Cells & Body Works: Week 4

Please Do These Lessons...

Day 1

The Science and Engineering Practice of Planning and Carrying Out Investigations

Watch the Bozeman Science video " Planning and Carrying out Investigations"

  • Think about a question that you have about a disease.

  • How could you design an experiment that would answer that question?

Day 2

How is disease spread in a population?

Use a simulation to conduct an inquiry on how disease is transmitted in a population.

This activity allows the user to model a population of people susceptible to a disease, infected with the disease, and recovered from the disease. It demonstrates what happens in the real world when people infected with a contagious disease interact with others in their community.

Try experimenting with different characteristics of the disease like infection rate, initial population, etc. to see what happens to the population with different parameters. Look at the graphs that are produced by clicking on the graph button. Compare your results at a specific number of days as indicated on the x-axis of the graph.

  1. Do the results change when the parameters change?

  2. Are they always the same with the same parameters?

  3. What does this tell you about how real-world populations react to disease?

Use this worksheet to guide you through the simulation.


Day 3

How do viruses jump from animals to humans?

Humans are not the only organisms that can spread disease. Some diseases, such as the bubonic plague and malaria are spread by vectors. A vector is an organism (other than a person) that spreads disease-causing germs usually without getting sick itself. Rats, ticks, bats, mosquitoes, and fleas can act as vectors for various human diseases. Ticks, for example, spread Lyme disease. That’s why it’s important to wear long sleeves and pants to avoid picking up ticks when hiking in some areas

View these videos to learn more




Day 4

Drawing what you see through a microscope

Scientific discoveries often follow the development of new tools and technologies. This is certainly true in the case of infectious diseases. In the 1890s, researchers Alexandre Yersin and Shibasaburo Kitasato independently used the microscope to identify the cause of the bubonic plague. Compound microscopes—microscopes that use more than one lens—had been invented around 1595. These first microscopes usually magnified objects only 20–30 times their original size. But as you will learn in the next few activities, even this level of magnification was enough to discover a world of new scientific ideas. By 1840, Italian physicist Giovanni Amici had invented the oil-immersion microscope which could magnify objects 6,000 times. In most middle schools, the highest level of magnification is usually about 400 times. Today, the transmission electron and scanning electron microscopes can magnify objects over 40,000 times!

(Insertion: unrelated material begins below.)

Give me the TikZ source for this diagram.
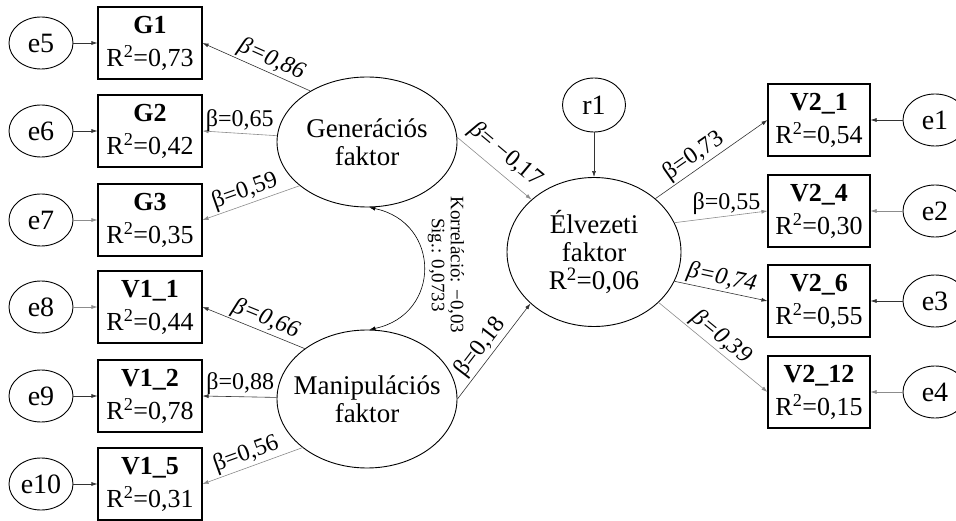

Learn about microscopes and how to use a light microscope by viewing this video.

Use this student worksheet to guide you through drawing an image as it is seen through a microscope.

How does the microscope change the image that you see in a microscope?

Additional resource - Introduction to the Microscope - has images of the letter e that you can use for your lab drawing.

Day 5

Microscopes as a tool of inquiry

View these two videos

The microscope is one important tool used by scientists to study living things.

  • What other tools are used by scientists? Think about what you have learned about scientists studying disease and how it is transmitted. List three tools that were used by scientists and describe the kind of information they can help scientists collect.

  • Why are tools important to scientists and how do they help advance what we know about disease?

  • Why is knowing about the tools that you are going to use in an experiment important when you are planning an investigation?